**Given exercise**
Skip the pictures. Transcribe the rest of the data below without changing a word.

━━━

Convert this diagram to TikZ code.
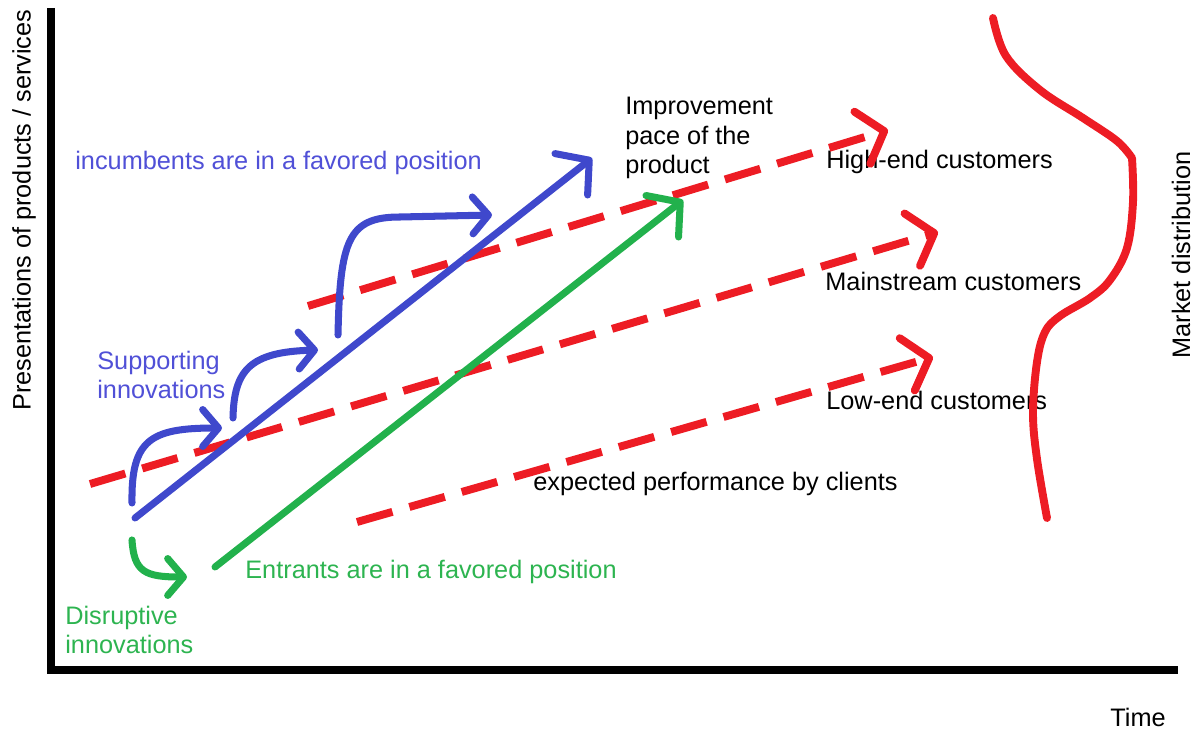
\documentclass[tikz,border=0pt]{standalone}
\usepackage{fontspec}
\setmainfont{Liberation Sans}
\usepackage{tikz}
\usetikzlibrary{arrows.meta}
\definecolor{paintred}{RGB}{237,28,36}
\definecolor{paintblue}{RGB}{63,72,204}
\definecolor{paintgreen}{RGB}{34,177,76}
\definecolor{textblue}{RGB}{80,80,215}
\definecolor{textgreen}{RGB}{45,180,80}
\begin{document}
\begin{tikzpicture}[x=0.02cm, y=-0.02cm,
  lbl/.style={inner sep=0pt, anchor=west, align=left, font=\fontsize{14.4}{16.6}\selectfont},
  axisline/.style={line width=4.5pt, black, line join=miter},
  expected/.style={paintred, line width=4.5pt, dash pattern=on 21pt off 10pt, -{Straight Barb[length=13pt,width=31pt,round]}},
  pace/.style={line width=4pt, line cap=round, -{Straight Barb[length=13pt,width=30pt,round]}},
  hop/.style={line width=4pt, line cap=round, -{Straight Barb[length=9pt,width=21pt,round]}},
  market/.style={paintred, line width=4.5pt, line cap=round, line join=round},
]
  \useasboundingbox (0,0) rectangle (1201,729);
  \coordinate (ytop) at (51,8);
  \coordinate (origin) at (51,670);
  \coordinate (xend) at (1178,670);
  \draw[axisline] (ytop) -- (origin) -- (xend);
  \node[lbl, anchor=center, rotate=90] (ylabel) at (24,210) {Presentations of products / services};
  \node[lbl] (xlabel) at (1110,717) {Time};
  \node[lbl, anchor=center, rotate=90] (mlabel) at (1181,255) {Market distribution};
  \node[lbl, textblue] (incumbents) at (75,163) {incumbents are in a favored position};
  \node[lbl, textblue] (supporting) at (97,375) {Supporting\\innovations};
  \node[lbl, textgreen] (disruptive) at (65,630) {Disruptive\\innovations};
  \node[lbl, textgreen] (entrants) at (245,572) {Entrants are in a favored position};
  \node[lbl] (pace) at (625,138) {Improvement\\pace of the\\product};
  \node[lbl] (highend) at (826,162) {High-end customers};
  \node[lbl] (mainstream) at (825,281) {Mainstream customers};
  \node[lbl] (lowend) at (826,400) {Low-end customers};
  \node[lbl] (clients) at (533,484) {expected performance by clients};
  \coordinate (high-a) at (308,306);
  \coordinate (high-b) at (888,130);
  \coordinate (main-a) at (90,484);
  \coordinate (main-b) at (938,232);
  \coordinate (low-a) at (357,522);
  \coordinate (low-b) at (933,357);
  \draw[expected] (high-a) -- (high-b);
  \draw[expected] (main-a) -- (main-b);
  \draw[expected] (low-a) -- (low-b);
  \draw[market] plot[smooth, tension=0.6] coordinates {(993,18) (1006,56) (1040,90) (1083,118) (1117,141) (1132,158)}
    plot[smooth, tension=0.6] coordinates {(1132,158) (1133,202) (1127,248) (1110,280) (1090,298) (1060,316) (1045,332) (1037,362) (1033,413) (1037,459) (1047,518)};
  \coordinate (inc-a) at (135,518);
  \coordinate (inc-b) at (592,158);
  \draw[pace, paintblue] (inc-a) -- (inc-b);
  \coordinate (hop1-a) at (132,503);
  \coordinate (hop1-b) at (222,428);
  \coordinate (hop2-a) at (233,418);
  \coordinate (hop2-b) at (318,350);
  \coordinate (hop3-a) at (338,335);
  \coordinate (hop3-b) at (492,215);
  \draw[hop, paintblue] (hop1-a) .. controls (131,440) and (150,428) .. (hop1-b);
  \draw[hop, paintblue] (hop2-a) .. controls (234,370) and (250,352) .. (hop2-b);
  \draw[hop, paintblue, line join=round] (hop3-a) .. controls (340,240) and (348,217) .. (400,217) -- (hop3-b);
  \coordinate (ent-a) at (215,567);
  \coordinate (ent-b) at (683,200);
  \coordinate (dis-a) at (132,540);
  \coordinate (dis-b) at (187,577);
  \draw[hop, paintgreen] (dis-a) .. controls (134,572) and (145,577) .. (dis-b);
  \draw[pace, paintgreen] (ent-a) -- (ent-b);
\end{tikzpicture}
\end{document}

━━━

**Result for this exercise**
Convert this diagram to TikZ code.
\documentclass[tikz,border=0pt]{standalone}
\usepackage{fontspec}
\setmainfont{Liberation Sans}
\usepackage{tikz}
\usetikzlibrary{arrows.meta}
\definecolor{paintred}{RGB}{237,28,36}
\definecolor{paintblue}{RGB}{63,72,204}
\definecolor{paintgreen}{RGB}{34,177,76}
\definecolor{textblue}{RGB}{80,80,215}
\definecolor{textgreen}{RGB}{45,180,80}
\begin{document}
\begin{tikzpicture}[x=0.02cm, y=-0.02cm,
  lbl/.style={inner sep=0pt, anchor=west, align=left, font=\fontsize{14.4}{16.6}\selectfont},
  axisline/.style={line width=4.5pt, black, line join=miter},
  expected/.style={paintred, line width=4.5pt, dash pattern=on 21pt off 10pt, -{Straight Barb[length=13pt,width=31pt,round]}},
  pace/.style={line width=4pt, line cap=round, -{Straight Barb[length=13pt,width=30pt,round]}},
  hop/.style={line width=4pt, line cap=round, -{Straight Barb[length=9pt,width=21pt,round]}},
  market/.style={paintred, line width=4.5pt, line cap=round, line join=round},
]
  \useasboundingbox (0,0) rectangle (1201,729);
  \coordinate (ytop) at (51,8);
  \coordinate (origin) at (51,670);
  \coordinate (xend) at (1178,670);
  \draw[axisline] (ytop) -- (origin) -- (xend);
  \node[lbl, anchor=center, rotate=90] (ylabel) at (24,210) {Presentations of products / services};
  \node[lbl] (xlabel) at (1110,717) {Time};
  \node[lbl, anchor=center, rotate=90] (mlabel) at (1181,255) {Market distribution};
  \node[lbl, textblue] (incumbents) at (75,163) {incumbents are in a favored position};
  \node[lbl, textblue] (supporting) at (97,375) {Supporting\\innovations};
  \node[lbl, textgreen] (disruptive) at (65,630) {Disruptive\\innovations};
  \node[lbl, textgreen] (entrants) at (245,572) {Entrants are in a favored position};
  \node[lbl] (pace) at (625,138) {Improvement\\pace of the\\product};
  \node[lbl] (highend) at (826,162) {High-end customers};
  \node[lbl] (mainstream) at (825,281) {Mainstream customers};
  \node[lbl] (lowend) at (826,400) {Low-end customers};
  \node[lbl] (clients) at (533,484) {expected performance by clients};
  \coordinate (high-a) at (308,306);
  \coordinate (high-b) at (888,130);
  \coordinate (main-a) at (90,484);
  \coordinate (main-b) at (938,232);
  \coordinate (low-a) at (357,522);
  \coordinate (low-b) at (933,357);
  \draw[expected] (high-a) -- (high-b);
  \draw[expected] (main-a) -- (main-b);
  \draw[expected] (low-a) -- (low-b);
  \draw[market] plot[smooth, tension=0.6] coordinates {(993,18) (1006,56) (1040,90) (1083,118) (1117,141) (1132,158)}
    plot[smooth, tension=0.6] coordinates {(1132,158) (1133,202) (1127,248) (1110,280) (1090,298) (1060,316) (1045,332) (1037,362) (1033,413) (1037,459) (1047,518)};
  \coordinate (inc-a) at (135,518);
  \coordinate (inc-b) at (592,158);
  \draw[pace, paintblue] (inc-a) -- (inc-b);
  \coordinate (hop1-a) at (132,503);
  \coordinate (hop1-b) at (222,428);
  \coordinate (hop2-a) at (233,418);
  \coordinate (hop2-b) at (318,350);
  \coordinate (hop3-a) at (338,335);
  \coordinate (hop3-b) at (492,215);
  \draw[hop, paintblue] (hop1-a) .. controls (131,440) and (150,428) .. (hop1-b);
  \draw[hop, paintblue] (hop2-a) .. controls (234,370) and (250,352) .. (hop2-b);
  \draw[hop, paintblue, line join=round] (hop3-a) .. controls (340,240) and (348,217) .. (400,217) -- (hop3-b);
  \coordinate (ent-a) at (215,567);
  \coordinate (ent-b) at (683,200);
  \coordinate (dis-a) at (132,540);
  \coordinate (dis-b) at (187,577);
  \draw[hop, paintgreen] (dis-a) .. controls (134,572) and (145,577) .. (dis-b);
  \draw[pace, paintgreen] (ent-a) -- (ent-b);
\end{tikzpicture}
\end{document}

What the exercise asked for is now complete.